Why RAG might not select a skill: (1) Threshold too high — similarity below skills_similarity_threshold (e.g. 0.5) is dropped; cross-lingual or short queries often score lower → lower to 0.3 or 0.0 or use force-include. (2) Skill text too generic — add keywords: "..." in SKILL.md frontmatter (e.g. English + Chinese) so the embedded text matches more queries; restart to re-sync. (3) Store empty/stale — restart with skills_refresh_on_startup: true; check for embedding errors at startup. (4) Embedder down — query isn’t embedded, so search returns nothing.
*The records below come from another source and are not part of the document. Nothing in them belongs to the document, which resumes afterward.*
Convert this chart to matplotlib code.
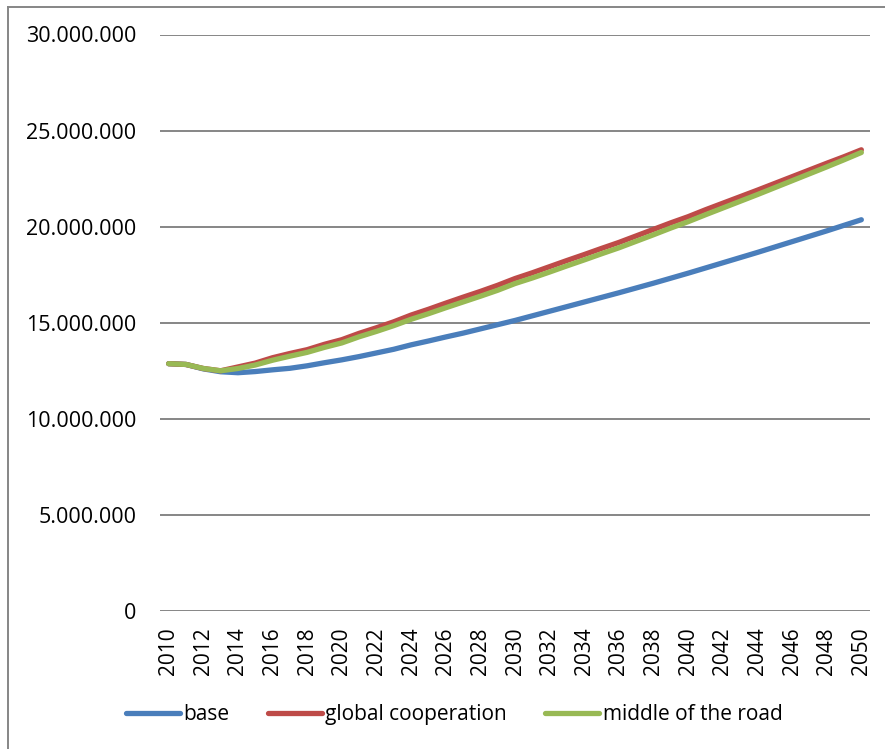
import matplotlib.pyplot as plt
from matplotlib.lines import Line2D
from matplotlib.ticker import FuncFormatter, MultipleLocator

# population values per year (millions)
years = list(range(2010, 2051))

base = [12.87, 12.83, 12.60, 12.45, 12.40, 12.46, 12.55, 12.63, 12.76, 12.92,
        13.07, 13.24, 13.43, 13.62, 13.85, 14.05, 14.26, 14.46, 14.68, 14.90,
        15.12, 15.36, 15.60, 15.84, 16.08, 16.32, 16.56, 16.81, 17.06, 17.32,
        17.58, 17.85, 18.12, 18.39, 18.66, 18.94, 19.22, 19.50, 19.78, 20.07,
        20.36]

global_coop = [12.87, 12.83, 12.62, 12.50, 12.70, 12.90, 13.18, 13.40, 13.60, 13.88,
               14.12, 14.45, 14.74, 15.05, 15.40, 15.70, 16.02, 16.33, 16.63, 16.95,
               17.30, 17.60, 17.92, 18.24, 18.55, 18.87, 19.18, 19.52, 19.86, 20.20,
               20.52, 20.88, 21.22, 21.56, 21.90, 22.25, 22.60, 22.95, 23.30, 23.64,
               24.00]

middle_road = [12.87, 12.83, 12.62, 12.50, 12.62, 12.80, 13.05, 13.26, 13.46, 13.72,
               13.95, 14.27, 14.55, 14.85, 15.18, 15.47, 15.78, 16.08, 16.38, 16.69,
               17.04, 17.33, 17.64, 17.96, 18.27, 18.59, 18.90, 19.24, 19.58, 19.93,
               20.26, 20.62, 20.97, 21.32, 21.67, 22.03, 22.39, 22.75, 23.11, 23.48,
               23.86]

series_names = ["base", "global cooperation", "middle of the road"]
colors = ["#4A7EBB", "#BE4B48", "#98B954"]

plt.rcParams['font.family'] = ['Open Sans', 'DejaVu Sans']

fig = plt.figure(figsize=(8.85, 7.49), dpi=100)
ax = fig.add_axes([160 / 885, 138 / 749, 710 / 885, 576.5 / 749])

for vals, name, c in zip([base, global_coop, middle_road], series_names, colors):
    ax.plot(years, [v * 1e6 for v in vals], color=c, lw=3.8, label=name,
            solid_capstyle='round', solid_joinstyle='round')

ax.set_xlim(2009.5, 2050.5)
ax.set_ylim(0, 30e6)
ax.yaxis.set_major_locator(MultipleLocator(5e6))
ax.yaxis.set_major_formatter(FuncFormatter(lambda v, p: f"{int(v):,}".replace(",", ".")))
ax.set_xticks(years[::2])
ax.set_xticklabels([str(y) for y in years[::2]], rotation=90, fontsize=15)
ax.tick_params(axis='y', labelsize=15.5, length=0, pad=17)
ax.tick_params(axis='x', length=0, pad=12)

ax.grid(axis='y', color='#868686', lw=1.4)
ax.set_axisbelow(True)
for s in ax.spines.values():
    s.set_visible(False)

fig.legend(loc='center', bbox_to_anchor=(0.513, 0.046), ncol=3, frameon=False,
           fontsize=15, handlelength=2.6, handletextpad=0.15, columnspacing=1.85)

# chart area border (top and left edges visible)
fig.add_artist(Line2D([8 / 885, 8 / 885], [0, 1 - 7 / 749], color='#868686', lw=1.4))
fig.add_artist(Line2D([8 / 885, 1], [1 - 7 / 749, 1 - 7 / 749], color='#868686', lw=1.4))

fig.savefig("out.png", dpi=100)
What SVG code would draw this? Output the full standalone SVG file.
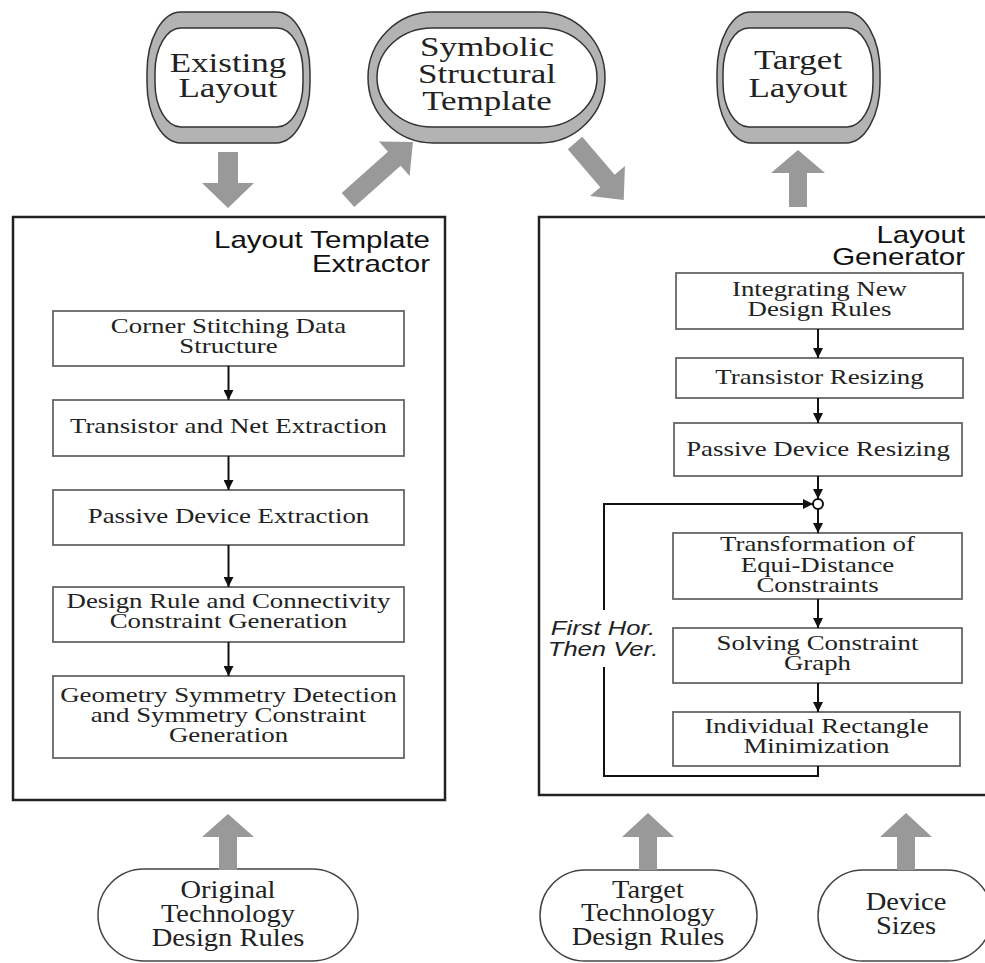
<svg xmlns="http://www.w3.org/2000/svg" width="985" height="963" viewBox="0 0 985 963">
<defs>
<style>
.bg{fill:#fff}
.outer{fill:#b3b3b3;stroke:#333;stroke-width:1.5}
.inner{fill:#fff;stroke:#333;stroke-width:1.5}
.oval{fill:#fff;stroke:#444;stroke-width:1.5}
.frame{fill:none;stroke:#222;stroke-width:2.5}
.box{fill:#fff;stroke:#666;stroke-width:1.8}
.big{font-family:"Liberation Serif","Times New Roman",serif;font-size:28px;fill:#222;text-anchor:middle}
.mid{font-family:"Liberation Serif","Times New Roman",serif;font-size:25px;fill:#222;text-anchor:middle}
.t{font-family:"Liberation Serif","Times New Roman",serif;font-size:22px;fill:#222;text-anchor:middle}
.title{font-family:"Liberation Sans",Arial,sans-serif;font-size:24px;fill:#111;text-anchor:end}
.ital{font-family:"Liberation Sans",Arial,sans-serif;font-size:20px;font-style:italic;fill:#222;text-anchor:middle}
.fat{fill:#999;stroke:none}
.ln{fill:none;stroke:#111;stroke-width:2}
</style>
<marker id="ah" viewBox="0 0 10 10" refX="10" refY="5" markerWidth="10" markerHeight="10" markerUnits="userSpaceOnUse" orient="auto">
<path d="M0,0 L10,5 L0,10 z" fill="#111"/>
</marker>
<polygon id="fatArrow" points="0,-9.5 0,9.5 0,9.5"/>
</defs>
<rect class="bg" x="0" y="0" width="985" height="963"/>

<g id="existing-layout">
<rect class="outer" x="147" y="12" width="163" height="131" rx="34" ry="60"/>
<rect class="inner" x="155" y="28" width="148" height="99" rx="26" ry="44"/>
<text class="big" transform="translate(228 0) scale(1.25 1)"><tspan x="0" y="72">Existing</tspan><tspan x="0" y="97">Layout</tspan></text>
</g>

<g id="symbolic-structural-template">
<rect class="outer" x="368" y="12" width="237" height="131" rx="65" ry="65.5"/>
<rect class="inner" x="377" y="28" width="220" height="99" rx="55" ry="49.5"/>
<text class="big" transform="translate(487 0) scale(1.25 1)"><tspan x="0" y="56">Symbolic</tspan><tspan x="0" y="83">Structural</tspan><tspan x="0" y="110">Template</tspan></text>
</g>

<g id="target-layout">
<rect class="outer" x="717" y="12" width="163" height="131" rx="34" ry="60"/>
<rect class="inner" x="723" y="28" width="150" height="99" rx="26" ry="44"/>
<text class="big" transform="translate(798 0) scale(1.25 1)"><tspan x="0" y="69">Target</tspan><tspan x="0" y="97">Layout</tspan></text>
</g>

<g id="layout-template-extractor">
<rect class="frame" x="13" y="217" width="432" height="583"/>
<text class="title" transform="translate(430 0) scale(1.23 1)"><tspan x="0" y="248">Layout Template</tspan><tspan x="0" y="272">Extractor</tspan></text>
</g>

<g id="corner-stitching">
<rect class="box" x="53" y="311" width="351" height="55"/>
<text class="t" transform="translate(228.5 0) scale(1.22 1)"><tspan x="0" y="333">Corner Stitching Data</tspan><tspan x="0" y="353">Structure</tspan></text>
</g>
<g id="transistor-net-extraction">
<rect class="box" x="53" y="400" width="351" height="56"/>
<text class="t" transform="translate(228.5 0) scale(1.22 1)"><tspan x="0" y="433">Transistor and Net Extraction</tspan></text>
</g>
<g id="passive-device-extraction">
<rect class="box" x="53" y="490" width="351" height="55"/>
<text class="t" transform="translate(228.5 0) scale(1.22 1)"><tspan x="0" y="523">Passive Device Extraction</tspan></text>
</g>
<g id="design-rule-constraint">
<rect class="box" x="53" y="587" width="351" height="55"/>
<text class="t" transform="translate(228.5 0) scale(1.22 1)"><tspan x="0" y="608">Design Rule and Connectivity</tspan><tspan x="0" y="628">Constraint Generation</tspan></text>
</g>
<g id="symmetry-detection">
<rect class="box" x="53" y="676" width="351" height="82"/>
<text class="t" transform="translate(228.5 0) scale(1.22 1)"><tspan x="0" y="702">Geometry Symmetry Detection</tspan><tspan x="0" y="722">and Symmetry Constraint</tspan><tspan x="0" y="742">Generation</tspan></text>
</g>

<g id="layout-generator">
<rect class="frame" x="539" y="217" width="455" height="578"/>
<text class="title" transform="translate(965 0) scale(1.23 1)"><tspan x="0" y="243">Layout</tspan><tspan x="0" y="265">Generator</tspan></text>
</g>

<g id="integrating-rules">
<rect class="box" x="676" y="273" width="287" height="56"/>
<text class="t" transform="translate(819.5 0) scale(1.22 1)"><tspan x="0" y="296">Integrating New</tspan><tspan x="0" y="316">Design Rules</tspan></text>
</g>
<g id="transistor-resizing">
<rect class="box" x="676" y="358" width="287" height="40"/>
<text class="t" transform="translate(819.5 0) scale(1.22 1)"><tspan x="0" y="384">Transistor Resizing</tspan></text>
</g>
<g id="passive-resizing">
<rect class="box" x="674" y="423" width="288" height="53"/>
<text class="t" transform="translate(818 0) scale(1.22 1)"><tspan x="0" y="456">Passive Device Resizing</tspan></text>
</g>
<g id="junction">
<circle cx="818" cy="504" r="5" fill="#fff" stroke="#111" stroke-width="2"/>
</g>
<g id="transformation">
<rect class="box" x="673" y="533" width="289" height="66"/>
<text class="t" transform="translate(817.5 0) scale(1.22 1)"><tspan x="0" y="551">Transformation of</tspan><tspan x="0" y="572">Equi-Distance</tspan><tspan x="0" y="592">Constraints</tspan></text>
</g>
<g id="solving-graph">
<rect class="box" x="673" y="628" width="289" height="55"/>
<text class="t" transform="translate(817.5 0) scale(1.22 1)"><tspan x="0" y="650">Solving Constraint</tspan><tspan x="0" y="670">Graph</tspan></text>
</g>
<g id="rect-minimization">
<rect class="box" x="673" y="712" width="287" height="54"/>
<text class="t" transform="translate(816.5 0) scale(1.22 1)"><tspan x="0" y="733">Individual Rectangle</tspan><tspan x="0" y="753">Minimization</tspan></text>
</g>
<g id="loop-label">
<text class="ital" transform="translate(603 0) scale(1.28 1)"><tspan x="0" y="635">First Hor.</tspan><tspan x="0" y="656">Then Ver.</tspan></text>
</g>

<g id="original-rules">
<rect class="oval" x="98" y="869" width="260" height="92" rx="46" ry="46"/>
<text class="mid" transform="translate(228 0) scale(1.14 1)"><tspan x="0" y="898">Original</tspan><tspan x="0" y="922">Technology</tspan><tspan x="0" y="946">Design Rules</tspan></text>
</g>
<g id="target-rules">
<rect class="oval" x="540" y="870" width="217" height="91" rx="45" ry="45.5"/>
<text class="mid" transform="translate(648 0) scale(1.14 1)"><tspan x="0" y="898">Target</tspan><tspan x="0" y="921">Technology</tspan><tspan x="0" y="945">Design Rules</tspan></text>
</g>
<g id="device-sizes">
<rect class="oval" x="818" y="870" width="174" height="91" rx="45" ry="45.5"/>
<text class="mid" transform="translate(906 0) scale(1.14 1)"><tspan x="0" y="910">Device</tspan><tspan x="0" y="934">Sizes</tspan></text>
</g>

<g id="connectors">
<!-- big gray arrows -->
<polygon class="fat" points="218,152 238,152 238,183 254,183 228,208 202,183 218,183"/>
<polygon class="fat" transform="translate(348 200) rotate(-41.7)" points="0,-9.5 62,-9.5 62,-23 87,0 62,23 62,9.5 0,9.5"/>
<polygon class="fat" transform="translate(575 143) rotate(49.5)" points="0,-9.5 50,-9.5 50,-23 75,0 50,23 50,9.5 0,9.5"/>
<polygon class="fat" points="789,207 807,207 807,173 825,173 798,150 771,173 789,173"/>
<polygon class="fat" points="219,870 237,870 237,837 254,837 228,814 202,837 219,837"/>
<polygon class="fat" points="639,870 657,870 657,837 674,837 648,813 622,837 639,837"/>
<polygon class="fat" points="897,870 915,870 915,837 932,837 906,813 880,837 897,837"/>
<!-- left chain -->
<line class="ln" x1="228.5" y1="366" x2="228.5" y2="400" marker-end="url(#ah)"/>
<line class="ln" x1="228.5" y1="456" x2="228.5" y2="490" marker-end="url(#ah)"/>
<line class="ln" x1="228.5" y1="545" x2="228.5" y2="587" marker-end="url(#ah)"/>
<line class="ln" x1="228.5" y1="642" x2="228.5" y2="676" marker-end="url(#ah)"/>
<!-- right chain -->
<line class="ln" x1="818" y1="329" x2="818" y2="358" marker-end="url(#ah)"/>
<line class="ln" x1="818" y1="398" x2="818" y2="423" marker-end="url(#ah)"/>
<line class="ln" x1="818" y1="476" x2="818" y2="499" marker-end="url(#ah)"/>
<line class="ln" x1="818" y1="509" x2="818" y2="533" marker-end="url(#ah)"/>
<line class="ln" x1="818" y1="599" x2="818" y2="628" marker-end="url(#ah)"/>
<line class="ln" x1="818" y1="683" x2="818" y2="712" marker-end="url(#ah)"/>
<!-- loop -->
<polyline class="ln" points="818,766 818,776 604,776 604,667"/>
<polyline class="ln" points="604,610 604,504 813,504" marker-end="url(#ah)"/>
</g>
</svg>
When vector search is off (skills_use_vector_search: false):

  • All skills are loaded from disk (no cap). Check [skills] included all N skill(s) (skills_use_vector_search=false) and [skills] selected: ....

5. Test run_skill allowlist (if used)

If tools.run_skill_allowlist is set (e.g. ["main.py", "index.js"]):

  1. Call run_skill with a script in the allowlist → should run.
  2. Call run_skill with a script not in the allowlist → should get “Error: script 'X' is not in run_skill_allowlist”.

6. Optional: clear vector store (for testing)

To force a clean re-sync or debug retrieval:

  • Clear skills only:
    POST /api/skills/clear-vector-store
    (requires Core to be running; next startup with skills_refresh_on_startup: true will re-sync.)
  • Clear skills and unregister plugins:
    POST /api/testing/clear-all

Then restart Core so skills are re-registered.


7. Quick checklist summary

Step Action
1 Set use_skills: true, skills_dir, and (recommended) skills_use_vector_search: true, skills_refresh_on_startup: true.
2 Restart Core; confirm log: [skills] synced N skill(s) to vector store.
3 Send a query that matches a skill; confirm [skills] selected: ... includes the right folders.
4 For instruction-only skills: confirm the model follows the skill’s instructions.
5 For script skills: confirm run_skill(skill_name, script, args) runs (Python/Node/shell as appropriate).
6 If scripts are restricted: set run_skill_allowlist and test allowed vs disallowed script names.

Full reference: docs_design/SkillsGuide.md (§4 How to test skills, §5 Config reference).